DWARF, the debug information format used by LLVM on most platforms, has its own version of the type identity problem. DWARF describes types using DW_TAG_structure_type and similar tags, and a type can be described in one compilation unit and referenced in another via DW_AT_specification and cross-unit references. When one LLVM Module per function produces one compilation unit per function in the resulting DWARF, the type graph gets fragmented.

LLVM provides DWARF type units as a mechanism for factoring shared type descriptions into a separate section, referenced from multiple compilation units. Properly using type units avoids the type bloat that comes from every compilation unit independently describing struct Point. The Zig compiler needs to use this consistently when emitting debug info for per-function Modules, or the resulting binary will have correct debug information that is large and slow to parse in a debugger.

Swift ran into the same issue with WMO. The merged-module approach sidesteps it because there is only one compilation unit, one type graph. Per-function Modules require handling it explicitly.

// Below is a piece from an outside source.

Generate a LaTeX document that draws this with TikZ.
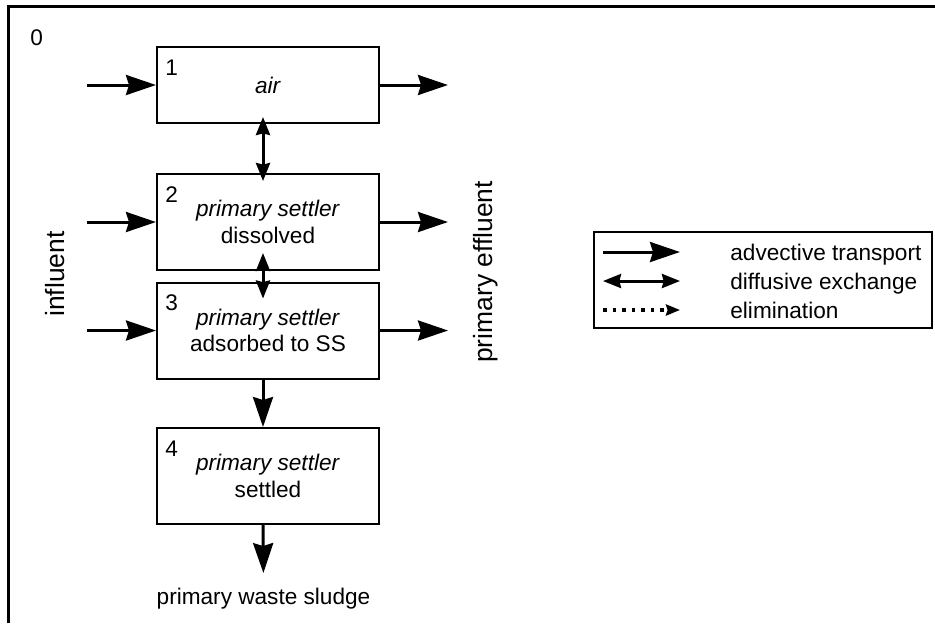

The ORC JIT Design as a Preview

LLVM’s own codebase has an architecture for exactly the use case of treating LLVM as a per-function code generator: ORC JIT. ORC is LLVM’s second-generation JIT framework, designed around the idea that code is compiled and linked on demand, function by function, into a running process. Each unit of JIT compilation is a small Module, typically containing one or a few functions. ORC manages symbol resolution across these small Modules so that a function compiled in one Module can call a function compiled in another.

The machinery ORC uses, the JITDylib for managing symbol tables, MaterializationUnit for deferred compilation, and ResourceTracker for controlling symbol lifetimes, was designed for JIT scenarios but the underlying model is applicable to AOT incremental compilation. The key difference is that in JIT, you need these symbols to resolve into a running process’s address space at runtime. In AOT incremental compilation, you need them to resolve at link time. The linker replaces ORC’s runtime dynamic linker, but the per-function Module granularity transfers directly.

Zig’s per-function Module approach applies ORC’s conceptual model ahead-of-time rather than at runtime. The Zig linker, which the self-hosted compiler includes rather than delegating to an external tool for most targets, handles the symbol resolution that ORC handles in JIT mode.

What the Two-Mode Split Actually Means

Both Swift and Zig have arrived at the same architectural decision: development builds and release builds are genuinely different compilation pipelines, not the same pipeline with different flags. This is the honest answer to a real constraint.

In Swift’s case, the split is between per-file (incremental, no cross-file optimization) and whole-module (full rebuild, full optimization). In Zig’s case, it will be between per-function LLVM Modules (incremental, no cross-function inlining) and whole-program LLVM compilation (full optimization). The Zig version is more fine-grained because the dependency graph the compiler maintains operates at function granularity, not file granularity.

The practical implication is that profiling a debug build in either language can be misleading. Inlining changes hot paths. Without it, function call overhead that is invisible in a release build shows up in profiling data, and the hot functions are different. This is not a new problem; C developers have known for decades that profiling an unoptimized binary gives you different results from profiling an optimized one. Making it explicit in the toolchain documentation is the responsible thing to do.

What the April 2026 devlog marks is that the LLVM incremental path is becoming usable, not just designed. The type deduplication machinery, the debug info handling, the symbol resolution infrastructure: these are the engineering work that turns a sound architectural decision into something you can actually compile code with. Swift shipped WMO in 2015 after dealing with equivalent infrastructure problems. Zig is working through the same class of problems with a more ambitious target.